How child care is financed remains an active concern at the Federal level, as well. For example, the Federal government has introduced a $500 per-child tax credit for families, recognizing the need to support parents in the work force. The White House Conference on Child Care, which was held in October, focused considerable attention on the strengths and limitations of the nation's child care system. The conclusion of the conference was that demographic and economic changes in the nation have created new pressures on families at almost every income level with child care needs. To date, Federal policy and the partnerships needed in the public and private sectors have not resolved the issue. While the City and the State cannot and should not await the resolution of this issue at the national level, program strategies and budget decisions could be affected by those events.
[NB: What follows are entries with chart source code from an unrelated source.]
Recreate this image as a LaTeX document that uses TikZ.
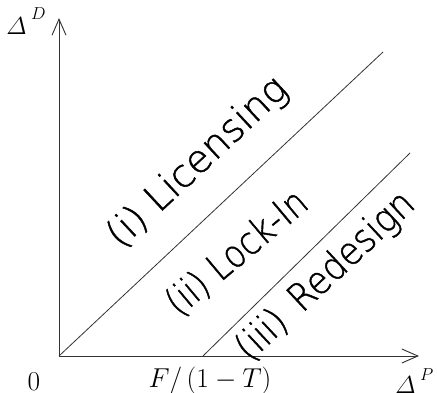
\RequirePackage{fix-cm}
\documentclass[tikz,border=0pt]{standalone}
\usepackage{amsmath}
\usepackage{fontspec}
\newfontfamily\labfont{DejaVu Sans ExtraLight}[RawFeature={embolden=1.2}]
\usetikzlibrary{arrows.meta}
\begin{document}
\begin{tikzpicture}[x=0.75pt,y=-0.75pt,
  axis/.style={draw=black!80,line width=0.7pt,-{Straight Barb[length=12pt,width=10.5pt,line width=0.7pt]}},
  border/.style={draw=black!80,line width=0.6pt},
  region/.style={font=\labfont\fontsize{28.7}{34}\selectfont,inner sep=0pt,anchor=center},
  mathlab/.style={font=\fontsize{20.5}{24}\selectfont,inner sep=0pt},
  dlab/.style={font=\fontsize{18.5}{22}\selectfont,inner sep=0pt,anchor=base west}]
\useasboundingbox (0,0) rectangle (437,393);
\coordinate (O) at (59,356);
\coordinate (Ytop) at (59,18);
\coordinate (Xend) at (419,356);
\coordinate (L1) at (383,52);
\coordinate (F) at (203,356);
\coordinate (L2) at (410,153);
\draw[axis] (O) -- (Ytop);
\draw[axis] (O) -- (Xend);
\draw[border] (O) -- (L1);
\draw[border] (F) -- (L2);
\node[region,rotate=43] (lic) at (198,163) {(i) Licensing};
\node[region,rotate=40,xscale=0.86] (lock) at (237,253) {(ii) Lock-In};
\node[region,rotate=43,xscale=0.9] (red) at (326,277) {(iii)\ \,Redesign};
\node[mathlab] (zero) at (34,382) {$0$};
\node[mathlab] (fl) at (210,381) {$F/\,(1-T)$};
\node[dlab] (dd) at (6,34) {$\varDelta^{\;\raisebox{4pt}{$\scriptstyle D$}}$};
\node[dlab] (dp) at (395,393) {$\varDelta^{\;\raisebox{2.5pt}{$\scriptstyle P$}}$};
\end{tikzpicture}
\end{document}
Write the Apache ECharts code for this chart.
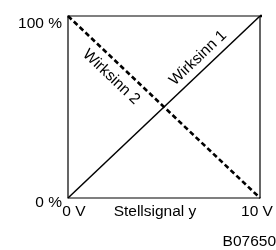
<!DOCTYPE html>
<html>
<head>
<meta charset="utf-8">
<script src="https://cdn.jsdelivr.net/npm/echarts@6/dist/echarts.min.js"></script>
<style>
    html, body { margin: 0; padding: 0; background: #fff; }
    #chart { width: 276px; height: 250px; }
</style>
</head>
<body>
<div id="chart"></div>
<script>
// 数据
const xTicks = [0, 10];
const xTickLabels = ['0 V', '10 V'];
const yTicks = [0, 100];
const yTickLabels = ['0 %', '100 %'];
// Wirksinn 1: steigend, Wirksinn 2: fallend
const wirksinn1 = [[0, 0], [10, 100]];
const wirksinn2 = [[0, 100], [10, 0]];
// kurze Fortsetzung rechts außerhalb des Rahmens
const stub1 = [[10, 100], [10.45, 100]];
const stub2 = [[10.2, 0], [10.45, 0]];
const xName = 'Stellsignal y';
const noteText = 'B07650';
const lineNames = ['Wirksinn 1', 'Wirksinn 2'];
const namePos1 = [6.77, 76.9];
const namePos2 = [2.25, 66.5];

const font = 'Liberation Sans, Arial, sans-serif';
const fs = 15.5;

const chart = echarts.init(document.getElementById('chart'));

// 线条名称标注
function nameMark(text, pos, angle) {
    return {
        symbol: 'circle', symbolSize: 1,
        itemStyle: { color: 'rgba(0,0,0,0)' },
        label: {
            show: true, position: 'inside', formatter: text, rotate: angle,
            color: '#000', fontSize: fs, fontFamily: font
        },
        data: [{ coord: pos }]
    };
}

chart.setOption({
    animation: false,
    backgroundColor: '#fff',
    textStyle: { fontFamily: font },
    grid: {
        left: 68, right: 16, top: 16, bottom: 52,
        show: true, borderColor: '#000', borderWidth: 1.2
    },
    xAxis: {
        type: 'value', min: 0, max: 10, interval: 10,
        name: xName, nameLocation: 'middle', nameGap: 6,
        nameMoveOverlap: false,
        nameTextStyle: {
            color: '#000', fontSize: fs, fontFamily: font,
            verticalAlign: 'top', padding: [0, 18, 0, 0]
        },
        axisLine: { show: false },
        axisTick: { show: false },
        splitLine: { show: false },
        axisLabel: {
            margin: 6, color: '#000', fontSize: fs, fontFamily: font,
            formatter: function (v) {
                const i = xTicks.indexOf(v);
                if (i === 0) return '{a|' + xTickLabels[i] + '}';
                if (i === 1) return '{b|' + xTickLabels[i] + '}';
                return '';
            },
            rich: {
                a: { fontSize: fs, color: '#000', fontFamily: font, padding: [0, 0, 0, 12] },
                b: { fontSize: fs, color: '#000', fontFamily: font, padding: [0, 6, 0, 0] }
            }
        }
    },
    yAxis: {
        type: 'value', min: 0, max: 100, interval: 100,
        axisLine: { show: false },
        axisTick: { show: false },
        splitLine: { show: false },
        axisLabel: {
            margin: 6, color: '#000', fontSize: fs, fontFamily: font,
            formatter: function (v) {
                const i = yTicks.indexOf(v);
                if (i === 0) return '{a|' + yTickLabels[i] + '}';
                if (i === 1) return '{b|' + yTickLabels[i] + '}';
                return '';
            },
            rich: {
                a: { fontSize: fs, color: '#000', fontFamily: font, padding: [9, 0, 0, 0] },
                b: { fontSize: fs, color: '#000', fontFamily: font, padding: [16, 0, 0, 0] }
            }
        }
    },
    graphic: [
        {
            type: 'text', right: 0, bottom: 0,
            style: { text: noteText, fill: '#000', font: fs + 'px ' + font }
        }
    ],
    series: [
        {
            type: 'line', data: wirksinn1, showSymbol: false, clip: false,
            lineStyle: { color: '#000', width: 1.5 },
            markPoint: nameMark(lineNames[0], namePos1, 43.5)
        },
        {
            type: 'line', data: wirksinn2, showSymbol: false, clip: false,
            lineStyle: { color: '#000', width: 2.6, type: [5, 3] },
            markPoint: nameMark(lineNames[1], namePos2, -43.5)
        },
        {
            type: 'line', data: stub1, showSymbol: false, clip: false,
            lineStyle: { color: '#000', width: 2.4 }
        },
        {
            type: 'line', data: stub2, showSymbol: false, clip: false,
            lineStyle: { color: '#000', width: 2.6 }
        }
    ]
});
</script>
</body>
</html>
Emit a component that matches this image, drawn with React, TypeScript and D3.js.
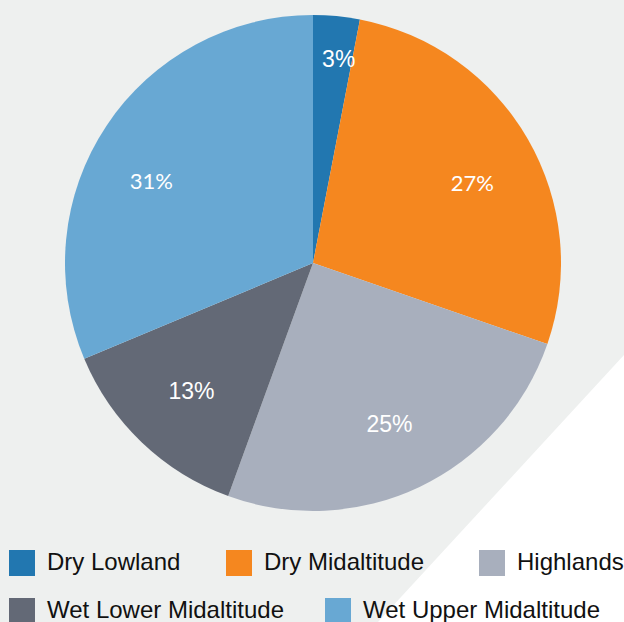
import React, { useLayoutEffect } from "react";
import * as d3 from "d3";

const categories = ["Dry Lowland", "Dry Midaltitude", "Highlands", "Wet Lower Midaltitude", "Wet Upper Midaltitude"];
const shares = [3, 27, 25, 13, 31];
const labels = ["3%", "27%", "25%", "13%", "31%"];

const colors = ["#2277b0", "#f5871f", "#a8afbd", "#636976", "#68a8d3"];
const labelFonts = ["Liberation Sans, Arial, sans-serif", "Lato, sans-serif", "Liberation Sans, Arial, sans-serif", "Liberation Sans, Arial, sans-serif", "Lato, sans-serif"];
const labelSizes = [23, 22, 23, 23, 22];
const labelRadius = [206, 178, 178, 176, 181];
const labelAngleShift = [0.03, 0.06, 0, 0, -0.12];

const W = 624;
const H = 622;
const cx = 313;
const cy = 263;
const R = 248;

const legendRows = [
  [{ i: 0, x: 9 }, { i: 1, x: 226 }, { i: 2, x: 479 }],
  [{ i: 3, x: 9 }, { i: 4, x: 325 }],
];
const legendRowY = [550, 598];

export default function App() {
  useLayoutEffect(() => {
    document.body.style.margin = "0";
  }, []);

  const pie = d3.pie<number>().value((d) => d).sort(null);
  const arcs = pie(shares);
  const arcGen = d3.arc<d3.PieArcDatum<number>>().innerRadius(0).outerRadius(R);

  return (
    <svg width={W} height={H} style={{ display: "block" }}>
      <rect x={0} y={0} width={W} height={H} fill="#eef0ef" />
      <polygon points={`${W},355 ${W},${H} 378,${H}`} fill="#ffffff" />
      <g transform={`translate(${cx},${cy})`}>
        {arcs.map((a, i) => (
          <path key={i} d={arcGen(a) || ""} fill={colors[i]} />
        ))}
        {arcs.map((a, i) => {
          const mid = (a.startAngle + a.endAngle) / 2 + labelAngleShift[i];
          const r = labelRadius[i];
          const x = Math.sin(mid) * r;
          const y = -Math.cos(mid) * r;
          return (
            <text
              key={"l" + i}
              x={x}
              y={y}
              dy="0.36em"
              textAnchor="middle"
              fill="#ffffff"
              fontFamily={labelFonts[i]}
              fontSize={labelSizes[i]}
            >
              {labels[i]}
            </text>
          );
        })}
      </g>
      {legendRows.map((row, ri) =>
        row.map((item) => (
          <g key={item.i} transform={`translate(${item.x},${legendRowY[ri]})`}>
            <rect x={0} y={0} width={26} height={26} fill={colors[item.i]} />
            <text x={38} y={20} fontFamily="Liberation Sans, Arial, sans-serif" fontSize={24} fill="#111111">
              {categories[item.i]}
            </text>
          </g>
        ))
      )}
    </svg>
  );
}
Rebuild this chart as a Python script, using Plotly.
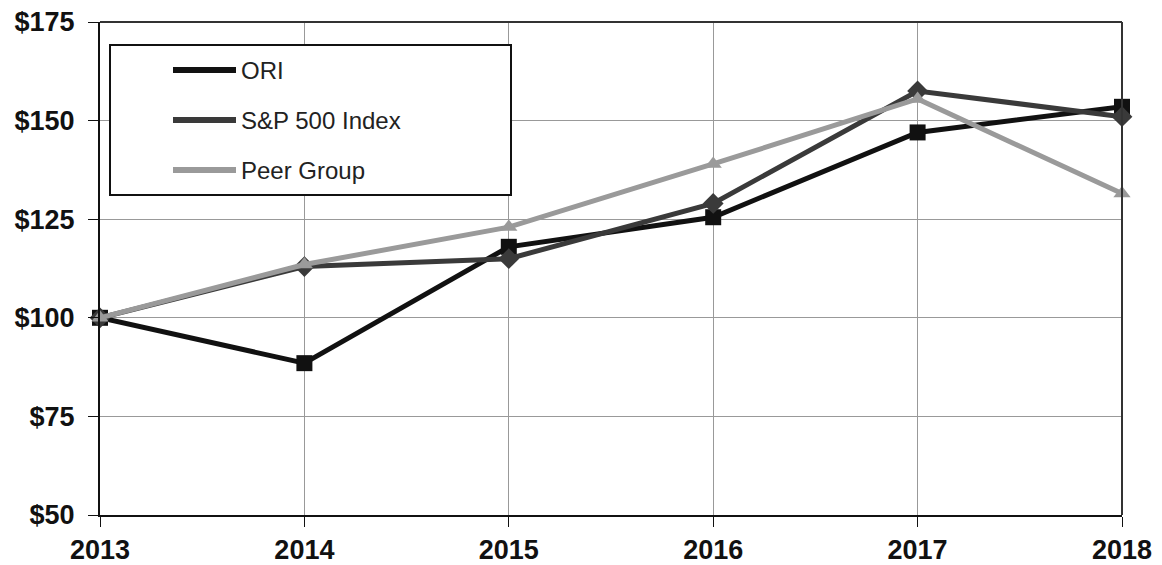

3. There are 14,500 children on a separate waiting list for vouchers, but many of these are also on family or group care waiting lists. In addition, a small number of children currently using vouchers remain on waiting lists for preferred openings in other programs.
5. U.S. General Accounting Office, Report to the Congressional Caucus for Women's Issues, House of Representatives, Child Care: Child Care Subsidies Increase the Likelihood that Low-income Mothers Will Work, December 1994.
6. Office of the State Deputy Comptroller for New York City, The New York City Economy: Recent Trends and the Labor Market Implications of Welfare Reform, Technical Memorandum 2-97, November 18, 1996.
9. The City is responsible for about two-thirds of the reduction in the statewide TANF caseload, but the non-Federal cost of the program is shared equally between the City and State.